BRUSSELS, 9 NOVEMBER 2011 – After 23 hours of intense (and for some teams – all-night) coding, it was time for our 54 coders of 17 nationalities to hear from the jury who had won the first prize for each of the two challenges they had taken on only one day before.

But first, they heard presentation by MEPs Petru Luhan (EPP – Romania) and Christian Engström (Pirate Party – Sweden) giving their views on the need for an open Internet in Europe, followed by a panel bringing together Peter Hustinx (European Data Protection Supervisor), the young but very convincing Amira Yahyaoui (Tunisian blogger and human right activist), and technical presentations from representatives from Measurement Lab, the Google Transparency Report, Herdict (a Harvard project) and TOR (the network offering anonymous surfing notably in challenging countries such as Syria).

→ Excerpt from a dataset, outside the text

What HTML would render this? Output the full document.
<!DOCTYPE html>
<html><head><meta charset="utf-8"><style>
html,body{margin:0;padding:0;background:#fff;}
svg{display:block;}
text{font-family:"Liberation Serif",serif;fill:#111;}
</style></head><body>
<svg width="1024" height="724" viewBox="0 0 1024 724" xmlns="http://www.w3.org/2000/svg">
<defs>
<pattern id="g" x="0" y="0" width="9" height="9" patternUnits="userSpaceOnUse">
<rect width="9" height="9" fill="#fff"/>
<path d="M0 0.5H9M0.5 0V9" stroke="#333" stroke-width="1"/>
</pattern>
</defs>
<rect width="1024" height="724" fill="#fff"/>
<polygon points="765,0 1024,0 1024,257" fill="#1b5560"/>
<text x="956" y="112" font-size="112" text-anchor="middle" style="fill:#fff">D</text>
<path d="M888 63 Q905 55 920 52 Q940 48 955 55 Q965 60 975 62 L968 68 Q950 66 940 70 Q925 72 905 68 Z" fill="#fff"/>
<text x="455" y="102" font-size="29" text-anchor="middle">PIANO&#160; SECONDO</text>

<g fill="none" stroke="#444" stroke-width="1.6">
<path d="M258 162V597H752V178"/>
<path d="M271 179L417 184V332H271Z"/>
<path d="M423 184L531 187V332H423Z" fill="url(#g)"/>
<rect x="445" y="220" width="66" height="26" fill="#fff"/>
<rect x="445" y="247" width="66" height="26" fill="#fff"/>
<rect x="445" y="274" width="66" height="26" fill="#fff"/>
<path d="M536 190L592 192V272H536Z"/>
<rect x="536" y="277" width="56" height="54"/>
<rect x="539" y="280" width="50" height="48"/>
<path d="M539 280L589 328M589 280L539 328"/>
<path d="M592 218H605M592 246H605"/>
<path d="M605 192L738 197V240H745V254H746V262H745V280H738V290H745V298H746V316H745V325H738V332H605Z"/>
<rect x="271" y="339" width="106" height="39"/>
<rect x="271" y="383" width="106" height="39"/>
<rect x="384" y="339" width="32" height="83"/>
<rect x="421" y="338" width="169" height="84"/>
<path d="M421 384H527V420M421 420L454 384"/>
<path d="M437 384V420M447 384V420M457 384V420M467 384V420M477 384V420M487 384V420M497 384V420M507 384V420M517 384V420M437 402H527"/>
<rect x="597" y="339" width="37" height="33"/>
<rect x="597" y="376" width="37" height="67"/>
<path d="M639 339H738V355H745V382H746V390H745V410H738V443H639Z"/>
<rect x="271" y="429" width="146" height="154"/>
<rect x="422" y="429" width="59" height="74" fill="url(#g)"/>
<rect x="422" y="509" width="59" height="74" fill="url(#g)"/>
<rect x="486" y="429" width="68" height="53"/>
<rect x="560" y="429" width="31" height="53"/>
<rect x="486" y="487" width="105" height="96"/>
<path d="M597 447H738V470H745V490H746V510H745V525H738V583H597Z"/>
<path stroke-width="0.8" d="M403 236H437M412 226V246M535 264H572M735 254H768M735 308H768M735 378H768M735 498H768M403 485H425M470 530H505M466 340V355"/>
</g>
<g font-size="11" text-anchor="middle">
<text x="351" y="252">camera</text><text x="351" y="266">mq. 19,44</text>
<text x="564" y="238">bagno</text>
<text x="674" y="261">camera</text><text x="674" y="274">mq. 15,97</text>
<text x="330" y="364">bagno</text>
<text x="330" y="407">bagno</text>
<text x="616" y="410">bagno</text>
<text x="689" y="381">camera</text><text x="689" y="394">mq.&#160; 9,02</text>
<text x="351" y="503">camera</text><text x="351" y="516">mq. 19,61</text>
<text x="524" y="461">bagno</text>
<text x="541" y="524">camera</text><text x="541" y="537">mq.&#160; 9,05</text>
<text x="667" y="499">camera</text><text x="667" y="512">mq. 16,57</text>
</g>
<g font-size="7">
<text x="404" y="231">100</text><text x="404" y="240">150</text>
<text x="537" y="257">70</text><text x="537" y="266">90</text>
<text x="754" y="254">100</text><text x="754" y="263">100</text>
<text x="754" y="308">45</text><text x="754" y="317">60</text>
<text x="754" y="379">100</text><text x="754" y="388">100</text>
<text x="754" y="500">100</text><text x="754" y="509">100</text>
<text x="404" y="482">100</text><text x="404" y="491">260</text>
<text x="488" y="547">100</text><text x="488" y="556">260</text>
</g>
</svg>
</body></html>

Finally, a speech by Vice-President Kroes expressed all her admiration for the hackers and her support to this Hack4Transparency event.

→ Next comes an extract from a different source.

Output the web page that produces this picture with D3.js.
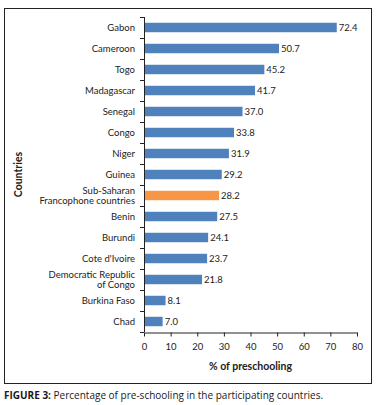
<!DOCTYPE html>
<html>
<head>
<meta charset="utf-8">
<script src="https://cdn.jsdelivr.net/npm/d3@7"></script>
<style>
  body { margin: 0; background: #fff; }
  text { font-family: Lato, "Open Sans", sans-serif; }
</style>
</head>
<body>
<div id="chart"></div>
<script>
const countries = ['Gabon', 'Cameroon', 'Togo', 'Madagascar', 'Senegal', 'Congo', 'Niger', 'Guinea',
  'Sub-Saharan|Francophone countries', 'Benin', 'Burundi', "Cote d'Ivoire",
  'Democratic Republic|of Congo', 'Burkina Faso', 'Chad'];
const values = [72.4, 50.7, 45.2, 41.7, 37.0, 33.8, 31.9, 29.2, 28.2, 27.5, 24.1, 23.7, 21.8, 8.1, 7.0];
const highlight = 'Sub-Saharan|Francophone countries';
const xTicks = [0, 10, 20, 30, 40, 50, 60, 70, 80];

const width = 378;
const height = 405;
const margin = { top: 17, bottom: 73, left: 144, right: 21 };

const svg = d3.select('#chart')
  .append('svg')
  .attr('width', width)
  .attr('height', height);

// outer frame
svg.append('rect')
  .attr('x', 4.5).attr('y', 8.5)
  .attr('width', 367).attr('height', 375)
  .attr('fill', 'none').attr('stroke', '#222').attr('stroke-width', 1);

const x = d3.scaleLinear()
  .domain([0, 80])
  .range([margin.left, width - margin.right]);

const y = d3.scaleBand()
  .domain(countries)
  .range([margin.top, height - margin.bottom])
  .paddingInner(0.55)
  .paddingOuter(0.275);

svg.append('g')
  .selectAll('rect')
  .data(countries)
  .join('rect')
    .attr('x', x(0))
    .attr('y', d => y(d))
    .attr('width', (d, i) => x(values[i]) - x(0))
    .attr('height', y.bandwidth())
    .attr('fill', d => d === highlight ? '#F79646' : '#4F81BD');

svg.append('g')
  .selectAll('text')
  .data(countries)
  .join('text')
    .attr('x', (d, i) => x(values[i]) + 2)
    .attr('y', d => y(d) + y.bandwidth() / 2)
    .attr('dy', '0.35em')
    .attr('font-size', 9.5)
    .attr('fill', '#222')
    .text((d, i) => values[i].toFixed(1));

// y axis: line with ticks between categories
const yTop = margin.top, yBot = height - margin.bottom;
const step = (yBot - yTop) / countries.length;
const yAxis = svg.append('g');
yAxis.append('line')
  .attr('x1', x(0) + 0.5).attr('x2', x(0) + 0.5)
  .attr('y1', yTop).attr('y2', yBot)
  .attr('stroke', '#222');
yAxis.selectAll('.tk')
  .data(d3.range(countries.length + 1))
  .join('line')
    .attr('x1', x(0) - 4).attr('x2', x(0))
    .attr('y1', i => Math.round(yTop + i * step) + 0.5)
    .attr('y2', i => Math.round(yTop + i * step) + 0.5)
    .attr('stroke', '#222');

yAxis.selectAll('.lbl')
  .data(countries)
  .join('text')
    .attr('text-anchor', 'end')
    .attr('font-size', 9.5)
    .attr('fill', '#222')
    .attr('x', x(0) - 9)
    .attr('y', d => y(d) + y.bandwidth() / 2)
    .each(function(d) {
      const lines = d.split('|');
      const t = d3.select(this);
      lines.forEach((l, j) => {
        t.append('tspan')
          .attr('x', x(0) - 9)
          .attr('dy', j === 0 ? (0.35 - (lines.length - 1) * 0.55) + 'em' : '1.1em')
          .text(l);
      });
    });

// x axis
const xAxis = svg.append('g')
  .attr('transform', `translate(0,${yBot + 0.5})`)
  .call(d3.axisBottom(x).tickValues(xTicks).tickSize(4).tickSizeOuter(0));
xAxis.select('.domain').attr('stroke', '#222');
xAxis.selectAll('.tick line').attr('stroke', '#222');
xAxis.selectAll('.tick text')
  .attr('font-size', 9.5)
  .attr('fill', '#222')
  .attr('dy', '1.1em');

svg.append('text')
  .attr('x', (x(0) + x(80)) / 2)
  .attr('y', 370)
  .attr('text-anchor', 'middle')
  .attr('font-size', 10.5)
  .attr('font-weight', 'bold')
  .attr('fill', '#222')
  .text('% of preschooling');

svg.append('text')
  .attr('transform', `translate(22,${(yTop + yBot) / 2}) rotate(-90)`)
  .attr('text-anchor', 'middle')
  .attr('font-size', 10.5)
  .attr('font-weight', 'bold')
  .attr('fill', '#222')
  .text('Countries');

const cap = svg.append('text')
  .attr('x', 4)
  .attr('y', 399)
  .attr('font-size', 10)
  .style('font-family', '"Open Sans", sans-serif')
  .attr('fill', '#1a1a1a');
cap.append('tspan').attr('font-weight', 'bold').text('FIGURE 3: ');
cap.append('tspan').text('Percentage of pre-schooling in the participating countries.');
</script>
</body>
</html>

And then came the time to announce the winners at 19:30 pm of the very first hackathon ever organised inside a legislative body:

  • For the Internet Quality Track, that focused on allowing users to better understand the quality of Internet they are getting from their fixed or mobile operator, the winners are:
    1. First Prize: Team Ferioli (Federica Cau, Pasquale De Luna and Nicola Ferioli) – Italy
    2. Second Prize: Team Maggi (Federico Maggi, Roman Kochanek, Francesco Roveta, Alessandro Frossi, Alberto Volpatto) – Italy
    3. Third Prize: Team Artimon (Alexandru Artimon, Ionut Dobre, Florin Barhala, Walter Schneider) – Romania
  • For the Global Transparency Track, that focused on better visualising teh accessibility of information on the Internet, the winners are:
    1. First Prize: UN-Team (Sven Clement, Hauke Gierow, Stefan Wehrmeyer) – Luxembourg And Germany: with their game: ‘Beat the Censor
    2. Second Prize: Niels Rasmussen – Denmark
    3. Third Prize: Team Indigeni Digitali (Giuliano Iacobelli, Alessandro Manfredi, Claudio Squarcella, David Funaro, Matteo Collina) – Italy

Facts & Figures about the EUhackathon:

  • Called a hack-a-thon because it brings together ‘hackers’ (as in coders) working 24 hours straight.
  • First ever marathon of coders organised partially in a Parliament, with the idea of the ‘old’/legislators meeting the ‘new’/coders
  • Theme is transparency on the Internet, which is very much in line with the fact that the EP is on the verge of voting a Resolution on Net neutrality in plenary in November.
  • 24-hours continuous coding by 52 participants working on two challenges: 8 as individuals and 44 others bundled in 13 teams
  • 17 nationalities represented
  • 5000,00 Eur prize for winner of each track
  • Interventions by EPP, ALDE, Greens/EFA, and S&D MEPs as well as VP Kroes (video message), and by the EPDS Peter Hustinx.
  • Support from civil society: 18 NGOs across Europe + USA
  • Coders will be assisted by researchers and engineers from M-Lab, SamKnows, Herdict, TOR, Google, Skype, and Telecomix.